The noted Beethoven pianist Artur Schnabel was famously interested only in music that he felt was “better than it can be performed”. This idea of works which transcend any individual performance seems particularly true when it comes to Beethoven’s late string quartets, enigmatic masterpieces which continue to pose challenges to interpreters nearly two centuries after they were written. But what makes the String Quartet in B flat Op. 130 so great? It certainly seems easier to assent to the work’s greatness than to define just what gives it this quality. The eminent musicologist Joseph Kerman called it “the most problematic of Beethoven’s great compositions”. In part, this is due to its huge internal diversity, where (to quote Kerman again) “force jostles with whimsy, prayer with effrontery, dangerous innocence with an even more dangerous sophistication”. The challenges in taking on such a work were considerably increased by the Goldner String Quartet’s decision to use the original finale, the so-called “Great Fugue” (“Grosse Fuge”), possibly the most difficult piece Beethoven ever wrote, both musically and technically.

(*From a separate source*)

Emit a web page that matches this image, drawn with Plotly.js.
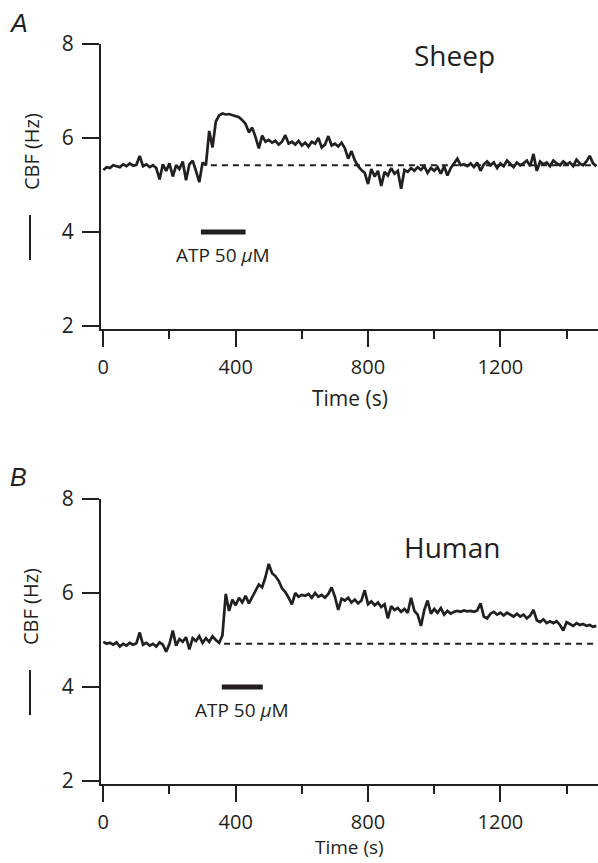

Goldner String Quartet © Keith Saunders
Goldner String Quartet
© Keith Saunders

The Goldner Quartet has extensive experience with this repertoire, having made an award-winning live recording the complete Beethoven quartet cycle some years back. In this committed rendition, the lighter movements were excellent – the third movement had charm, the fourth movement was easy and relaxed – while the “swoony” Cavatina (fifth movement), as a friend described it, was perfectly paced (the Takács Quartet, whose recording I heard recently, dared to take it even more slowly, an amazing feat of brinkmanship where things were constantly on the verge of stalling, but never quite losing momentum). There were a few less convincing moments: occasionally in the first movement I felt things became a touch routine, probably because the players were pacing themselves. Moreover, there were times when some of the demanding figuration in the second and sixth movements wasn’t as clean as it ideally should have been. But these minor imperfections were outweighed by imaginative touches, such as the when the first violinist, Dene Olding, bowed near the fingerboard before the outbreak of the first fugue in the finale, giving this introductory passage an appropriately ghostly feel. This monstrous finale was taxing both on the players and audience, leaving this listener in a state of exhausted catharsis.

Nothing could come after the Beethoven, and in fact, this was the final item in a cleverly constructed program which followed a clear emotional arc. The sense of end-weightedness in the quartet was mirrored in the concert as a whole, with the first half given over to comparatively lighter fare. It began with Mozart’s two-movement Flute Quartet in C, which showcased three members of the Pacifica Quartet alongside Sharon Bezaly. The flute clearly substituted for what would have been the first violin in a string quartet, and the three string instruments excelled in their largely accompanimental roles. Bezaly’s tone was warm and round (playing a 24-carat gold flute probably helps), and the ensemble’s articulation was stylistically appropriate and nicely varied. The Adagio variation in the second movement was particularly magical.

The stepping stone between the poised classicism of Mozart and Beethoven’s titanic transcendence was Mendelssohn’s Piano trio in D minor, an ardently romantic work. If one were to judge by the audience reaction, this was the most popular item in the concert. The vastly experienced pianist Lambert Orkis (best known, perhaps, as Anne-Sophie Mutter’s playing partner) was sensitive and discreet, maybe excessively so: the constant semiquaver figuration that is such a hallmark of Mendelssohn’s writing for the piano could have done with being a bit more prominent. The young American violinist Benjamin Beilman had an attractive warm soloist’s tone and the ability to blend well, as well as the musical intelligence to decide when each of these was appropriate. My only problems when it came to the balance in the ensemble were with the cellist (Pieter Wispelwey), whose lower and middle registers tended to become inaudible when all the players were playing loudly. The highlights for me were the gloriously lyrical second movement, which was full of lovely nuances of phrasing, and the scherzo (third movement), where the fairy-like textures were simply thrilling. Given the justified celebrity of Orkis and Wispelwey, and the outstanding talent that Beilman showed, it is no wonder that this performance was greeted by a standing ovation from the majority in the Verbrugghen Hall.